_Given request_: Starting at the first line of the data, please print exactly those lines through the one that holds "from bokeh.resources import INLINE", omitting every picture.

_Given data_:
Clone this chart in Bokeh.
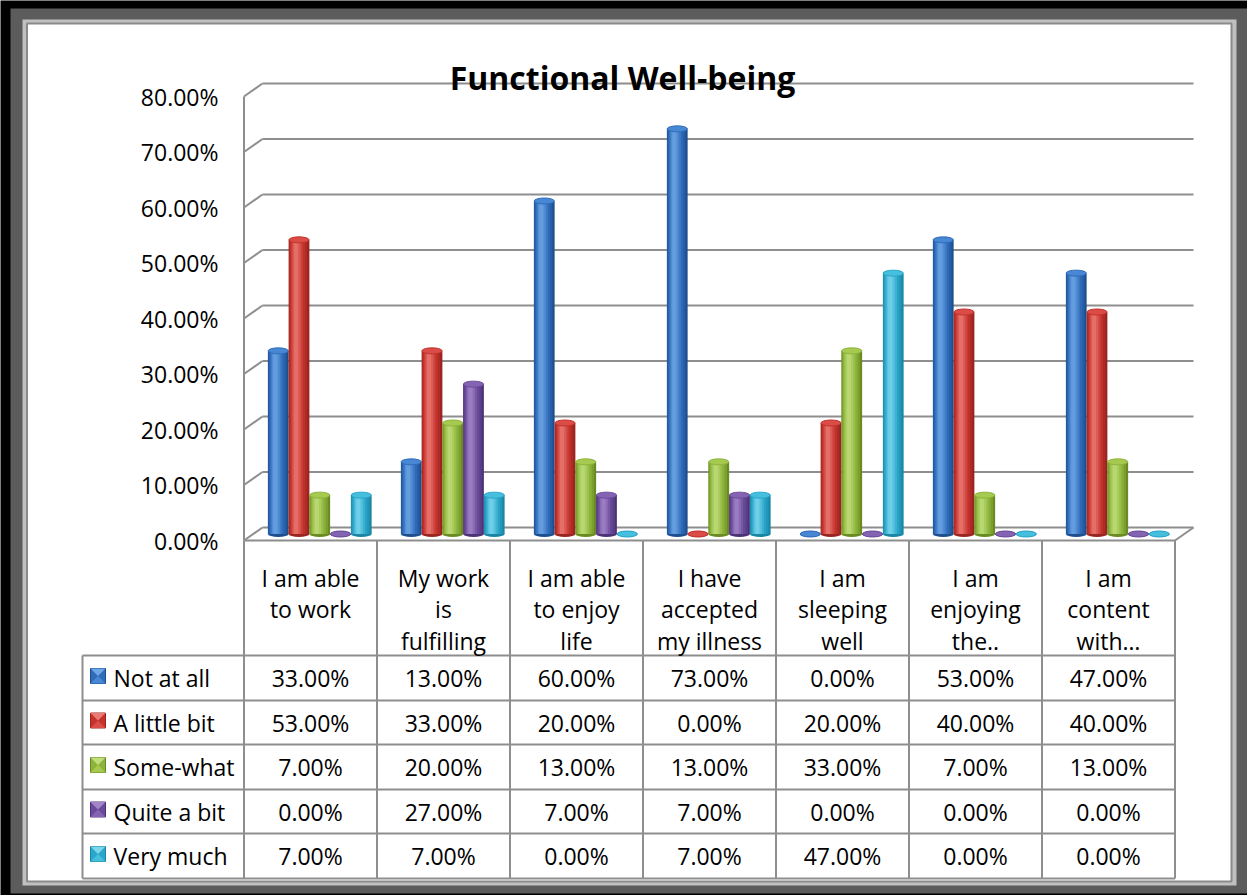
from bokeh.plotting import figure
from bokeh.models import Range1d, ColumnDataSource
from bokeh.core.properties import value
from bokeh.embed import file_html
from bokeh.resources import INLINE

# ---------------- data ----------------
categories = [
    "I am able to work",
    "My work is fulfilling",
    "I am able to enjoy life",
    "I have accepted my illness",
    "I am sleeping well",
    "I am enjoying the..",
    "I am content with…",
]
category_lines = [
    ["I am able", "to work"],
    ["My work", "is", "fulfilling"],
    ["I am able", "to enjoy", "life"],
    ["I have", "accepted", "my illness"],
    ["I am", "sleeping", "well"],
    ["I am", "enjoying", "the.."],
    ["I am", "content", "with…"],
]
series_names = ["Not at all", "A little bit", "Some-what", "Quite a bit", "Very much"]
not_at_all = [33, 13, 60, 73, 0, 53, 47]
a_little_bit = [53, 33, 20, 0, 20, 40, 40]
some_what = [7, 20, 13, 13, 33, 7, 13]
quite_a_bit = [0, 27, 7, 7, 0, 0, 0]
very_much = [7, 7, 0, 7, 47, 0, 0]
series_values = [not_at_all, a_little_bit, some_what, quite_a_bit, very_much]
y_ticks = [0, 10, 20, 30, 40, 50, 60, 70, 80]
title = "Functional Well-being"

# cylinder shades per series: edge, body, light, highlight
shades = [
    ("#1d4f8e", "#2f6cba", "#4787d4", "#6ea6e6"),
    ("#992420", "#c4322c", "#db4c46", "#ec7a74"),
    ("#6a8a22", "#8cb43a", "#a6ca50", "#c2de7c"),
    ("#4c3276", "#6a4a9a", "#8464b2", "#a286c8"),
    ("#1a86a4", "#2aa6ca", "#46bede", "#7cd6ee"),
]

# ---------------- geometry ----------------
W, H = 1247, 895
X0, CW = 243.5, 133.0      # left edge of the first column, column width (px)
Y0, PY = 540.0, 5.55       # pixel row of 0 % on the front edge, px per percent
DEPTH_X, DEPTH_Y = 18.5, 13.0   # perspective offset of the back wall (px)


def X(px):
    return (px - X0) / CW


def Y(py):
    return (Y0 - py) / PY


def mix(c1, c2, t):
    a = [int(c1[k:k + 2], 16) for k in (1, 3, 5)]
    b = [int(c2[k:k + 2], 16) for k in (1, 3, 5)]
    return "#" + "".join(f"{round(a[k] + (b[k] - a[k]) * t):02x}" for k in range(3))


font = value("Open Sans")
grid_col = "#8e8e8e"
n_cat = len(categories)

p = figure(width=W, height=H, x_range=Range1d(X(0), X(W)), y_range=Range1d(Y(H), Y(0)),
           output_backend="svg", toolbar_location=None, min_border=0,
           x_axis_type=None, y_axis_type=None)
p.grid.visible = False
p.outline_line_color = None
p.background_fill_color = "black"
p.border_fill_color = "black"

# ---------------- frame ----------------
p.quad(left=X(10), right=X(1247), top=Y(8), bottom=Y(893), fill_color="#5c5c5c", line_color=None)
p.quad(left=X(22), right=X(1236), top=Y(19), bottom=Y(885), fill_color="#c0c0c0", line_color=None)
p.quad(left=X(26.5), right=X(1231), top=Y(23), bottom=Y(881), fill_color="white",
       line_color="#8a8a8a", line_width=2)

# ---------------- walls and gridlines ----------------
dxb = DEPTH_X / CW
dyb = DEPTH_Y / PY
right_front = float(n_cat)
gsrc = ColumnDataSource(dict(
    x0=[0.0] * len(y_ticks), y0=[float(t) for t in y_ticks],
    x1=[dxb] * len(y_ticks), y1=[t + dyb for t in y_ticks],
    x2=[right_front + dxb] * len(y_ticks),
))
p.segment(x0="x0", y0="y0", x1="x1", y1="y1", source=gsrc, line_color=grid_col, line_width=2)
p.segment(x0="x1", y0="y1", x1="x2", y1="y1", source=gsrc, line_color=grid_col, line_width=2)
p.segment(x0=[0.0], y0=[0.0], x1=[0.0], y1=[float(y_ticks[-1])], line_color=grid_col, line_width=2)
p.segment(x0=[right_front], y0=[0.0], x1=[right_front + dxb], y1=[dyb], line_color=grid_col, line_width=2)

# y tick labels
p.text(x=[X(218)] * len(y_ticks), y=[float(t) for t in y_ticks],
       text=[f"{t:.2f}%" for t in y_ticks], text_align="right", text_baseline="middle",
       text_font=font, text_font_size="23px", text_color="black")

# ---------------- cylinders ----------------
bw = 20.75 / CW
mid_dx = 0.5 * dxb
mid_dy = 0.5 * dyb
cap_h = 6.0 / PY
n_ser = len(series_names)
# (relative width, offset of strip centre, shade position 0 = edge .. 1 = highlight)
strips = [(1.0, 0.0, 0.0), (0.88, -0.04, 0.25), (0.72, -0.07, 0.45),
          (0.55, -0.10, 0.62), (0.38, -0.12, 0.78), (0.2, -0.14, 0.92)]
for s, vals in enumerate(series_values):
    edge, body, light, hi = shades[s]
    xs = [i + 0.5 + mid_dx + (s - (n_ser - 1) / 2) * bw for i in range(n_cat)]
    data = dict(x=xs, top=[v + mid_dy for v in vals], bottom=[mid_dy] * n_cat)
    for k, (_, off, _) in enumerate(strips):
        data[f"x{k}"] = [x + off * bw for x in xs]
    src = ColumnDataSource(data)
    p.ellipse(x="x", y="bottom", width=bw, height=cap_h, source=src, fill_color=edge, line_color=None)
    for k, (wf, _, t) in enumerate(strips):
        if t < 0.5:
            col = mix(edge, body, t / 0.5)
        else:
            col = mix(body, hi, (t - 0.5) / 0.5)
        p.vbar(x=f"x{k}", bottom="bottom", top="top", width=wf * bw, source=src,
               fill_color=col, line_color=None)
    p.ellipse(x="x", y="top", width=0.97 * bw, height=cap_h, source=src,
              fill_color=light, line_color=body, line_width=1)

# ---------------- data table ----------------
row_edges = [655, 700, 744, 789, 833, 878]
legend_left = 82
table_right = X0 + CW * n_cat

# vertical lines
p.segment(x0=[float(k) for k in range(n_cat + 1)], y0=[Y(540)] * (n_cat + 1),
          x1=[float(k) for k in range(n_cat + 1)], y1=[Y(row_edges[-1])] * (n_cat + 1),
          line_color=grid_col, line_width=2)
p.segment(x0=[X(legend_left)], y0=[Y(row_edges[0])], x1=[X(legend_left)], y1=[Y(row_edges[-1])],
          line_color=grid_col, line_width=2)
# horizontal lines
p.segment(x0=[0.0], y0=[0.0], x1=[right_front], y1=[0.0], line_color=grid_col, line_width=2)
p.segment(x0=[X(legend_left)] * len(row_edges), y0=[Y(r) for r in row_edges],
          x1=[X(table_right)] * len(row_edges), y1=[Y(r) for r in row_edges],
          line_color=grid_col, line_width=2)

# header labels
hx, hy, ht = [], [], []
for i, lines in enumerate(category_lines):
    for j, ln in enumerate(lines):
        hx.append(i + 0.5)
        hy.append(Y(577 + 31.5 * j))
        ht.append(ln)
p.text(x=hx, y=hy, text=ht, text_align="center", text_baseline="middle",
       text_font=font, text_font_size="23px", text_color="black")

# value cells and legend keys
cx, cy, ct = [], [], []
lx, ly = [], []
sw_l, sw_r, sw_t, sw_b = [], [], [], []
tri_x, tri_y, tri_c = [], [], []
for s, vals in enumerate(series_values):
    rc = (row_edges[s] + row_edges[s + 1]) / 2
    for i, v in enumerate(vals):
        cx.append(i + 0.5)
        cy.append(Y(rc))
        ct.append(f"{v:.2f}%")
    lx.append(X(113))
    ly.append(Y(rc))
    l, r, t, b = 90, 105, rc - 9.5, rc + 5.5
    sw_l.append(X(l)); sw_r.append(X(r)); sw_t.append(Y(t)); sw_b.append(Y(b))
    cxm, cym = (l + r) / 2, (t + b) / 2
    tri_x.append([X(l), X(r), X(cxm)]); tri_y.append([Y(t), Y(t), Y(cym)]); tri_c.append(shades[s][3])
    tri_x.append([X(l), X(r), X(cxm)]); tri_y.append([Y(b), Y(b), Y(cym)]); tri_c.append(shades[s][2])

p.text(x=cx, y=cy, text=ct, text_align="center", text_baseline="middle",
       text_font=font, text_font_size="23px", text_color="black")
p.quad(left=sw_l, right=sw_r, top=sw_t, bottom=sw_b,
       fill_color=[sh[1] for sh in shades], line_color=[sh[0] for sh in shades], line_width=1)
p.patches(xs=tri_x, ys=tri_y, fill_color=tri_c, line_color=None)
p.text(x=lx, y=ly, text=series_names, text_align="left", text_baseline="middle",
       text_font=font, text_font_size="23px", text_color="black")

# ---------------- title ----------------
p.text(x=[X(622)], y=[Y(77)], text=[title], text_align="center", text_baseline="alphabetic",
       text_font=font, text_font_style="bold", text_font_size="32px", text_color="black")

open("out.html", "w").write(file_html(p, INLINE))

_Response_:
Clone this chart in Bokeh.
from bokeh.plotting import figure
from bokeh.models import Range1d, ColumnDataSource
from bokeh.core.properties import value
from bokeh.embed import file_html
from bokeh.resources import INLINE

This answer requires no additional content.